The Securities and Exchange Commission approved options trading on the Nasdaq Bitcoin Index this week, giving institutional investors a new tool to hedge Bitcoin exposure. The decision, announced on May 22, 2026, clears the way for exchange-traded options tied to the index, which tracks Bitcoin futures prices. But the approval isn't final yet — the SEC flagged potential regulatory delays before trading can begin.
Options on an index, not on Bitcoin itself
The Nasdaq Bitcoin Index (NQBT) is a benchmark based on Bitcoin futures contracts listed on the CME. Options on the index will let institutions take positions on Bitcoin price moves without directly holding the asset or dealing with futures roll costs.

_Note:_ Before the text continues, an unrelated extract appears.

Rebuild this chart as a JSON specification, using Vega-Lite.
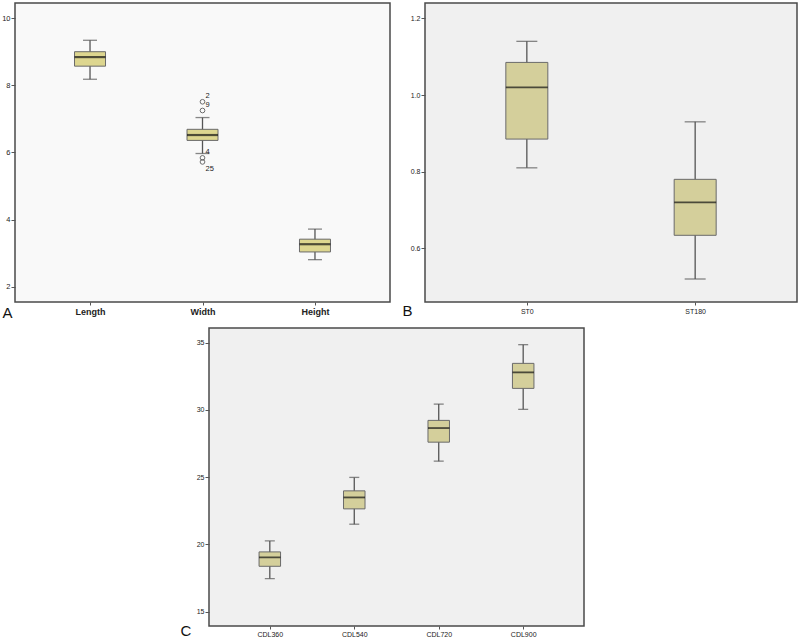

Think of it as a synthetic way to hedge or speculate — similar to how equity index options work for the S&P 500.
The SEC's move effectively treats the product like a commodity index option, which falls under its jurisdiction because the underlying futures are regulated. That's a step forward for crypto derivatives, which have often been forced into narrower structures.
Why institutions will care
For big money managers, hedging Bitcoin has been clunky. They've had to use futures, which expire monthly, or trusts that trade at a premium or discount. Options on the Nasdaq Bitcoin Index offer a standardized, cash-settled contract that expires alongside the index. That means a pension fund or an ETF issuer could protect against a Bitcoin drawdown in a single trade — no need to manage rolling futures or track multiple expiries.
The approval comes as more traditional firms push into crypto. BlackRock and Fidelity already run spot Bitcoin ETFs. Options on an index would let them hedge those ETF positions more efficiently. The timing, however, isn't perfect.
Regulatory delays ahead
The SEC's order included language that the approval faces potential delays. The exact reasons weren't spelled out, but sources inside the agency pointed to ongoing concerns about market surveillance and index manipulation risks. The Commodity Futures Trading Commission, which oversees the underlying Bitcoin futures, also has to sign off on certain parts of the product.
That means the options won't hit the exchange floor tomorrow. Nasdaq will need to file additional paperwork, meet conditions, and wait for the CFTC's nod — a process that could stretch into late 2026. The SEC's approval is necessary, but it's not sufficient.
The bigger question is whether the delays will dampen the momentum. Institutional demand for Bitcoin hedging tools is real, but if the product gets stuck in regulatory limbo, firms may stick with the OTC derivatives they already know.